● **Excerpted records**

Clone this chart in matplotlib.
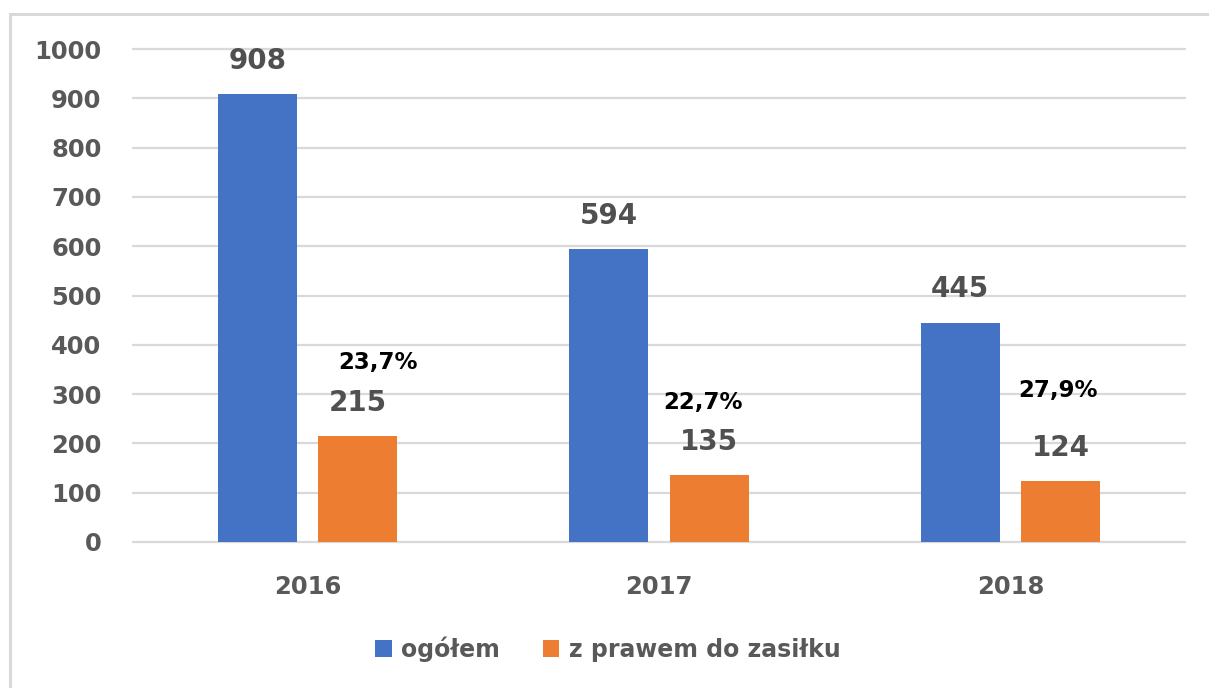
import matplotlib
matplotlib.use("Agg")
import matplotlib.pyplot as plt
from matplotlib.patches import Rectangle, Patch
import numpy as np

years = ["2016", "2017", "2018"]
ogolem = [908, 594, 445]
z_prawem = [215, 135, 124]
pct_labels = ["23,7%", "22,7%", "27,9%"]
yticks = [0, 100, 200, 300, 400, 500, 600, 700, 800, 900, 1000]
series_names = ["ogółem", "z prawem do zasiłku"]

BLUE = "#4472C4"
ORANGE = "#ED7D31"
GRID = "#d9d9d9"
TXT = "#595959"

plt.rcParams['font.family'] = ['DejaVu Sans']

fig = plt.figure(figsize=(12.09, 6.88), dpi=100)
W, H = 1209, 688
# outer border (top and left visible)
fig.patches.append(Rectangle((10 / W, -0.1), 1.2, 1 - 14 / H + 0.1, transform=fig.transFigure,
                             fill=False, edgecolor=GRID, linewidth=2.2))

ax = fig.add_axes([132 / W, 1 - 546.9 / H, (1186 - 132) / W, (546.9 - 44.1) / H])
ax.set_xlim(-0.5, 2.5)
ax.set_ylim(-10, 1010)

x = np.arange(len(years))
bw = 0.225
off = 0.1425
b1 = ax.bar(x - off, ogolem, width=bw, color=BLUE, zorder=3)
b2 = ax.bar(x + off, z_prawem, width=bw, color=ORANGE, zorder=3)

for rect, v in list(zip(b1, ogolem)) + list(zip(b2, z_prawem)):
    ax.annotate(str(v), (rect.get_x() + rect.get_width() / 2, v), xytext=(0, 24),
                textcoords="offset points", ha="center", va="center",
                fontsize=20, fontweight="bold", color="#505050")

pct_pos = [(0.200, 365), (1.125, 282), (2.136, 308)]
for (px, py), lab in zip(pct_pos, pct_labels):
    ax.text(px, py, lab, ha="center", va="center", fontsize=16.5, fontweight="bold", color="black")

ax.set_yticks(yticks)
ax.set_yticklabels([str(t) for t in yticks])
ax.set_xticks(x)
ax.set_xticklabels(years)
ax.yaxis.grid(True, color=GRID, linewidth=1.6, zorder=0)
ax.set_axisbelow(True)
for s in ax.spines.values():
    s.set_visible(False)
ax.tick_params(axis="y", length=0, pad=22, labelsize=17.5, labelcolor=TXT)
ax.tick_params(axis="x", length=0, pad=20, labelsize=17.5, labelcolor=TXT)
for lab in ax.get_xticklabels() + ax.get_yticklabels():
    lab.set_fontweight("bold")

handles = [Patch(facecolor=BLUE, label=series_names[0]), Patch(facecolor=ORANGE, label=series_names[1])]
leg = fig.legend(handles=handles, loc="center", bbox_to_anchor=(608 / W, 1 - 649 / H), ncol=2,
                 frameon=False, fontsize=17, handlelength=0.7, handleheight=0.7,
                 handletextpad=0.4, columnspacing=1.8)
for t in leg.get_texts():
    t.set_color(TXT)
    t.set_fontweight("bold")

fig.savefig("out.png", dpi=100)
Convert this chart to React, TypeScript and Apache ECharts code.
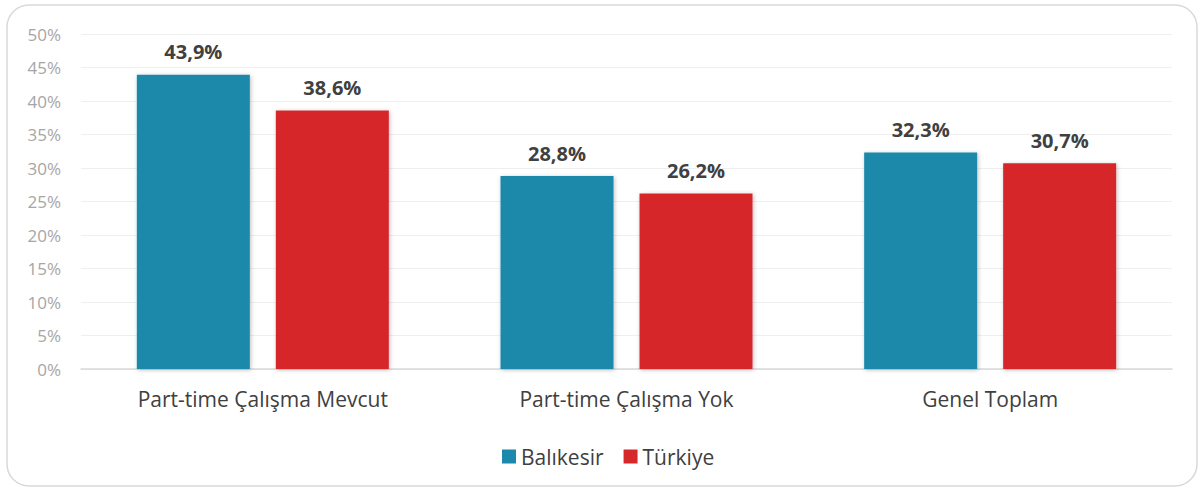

● **Task details**
Look through the data and show every line containing "this".

● **Answer to the task**
Clone this chart in matplotlib.
Convert this chart to React, TypeScript and Apache ECharts code.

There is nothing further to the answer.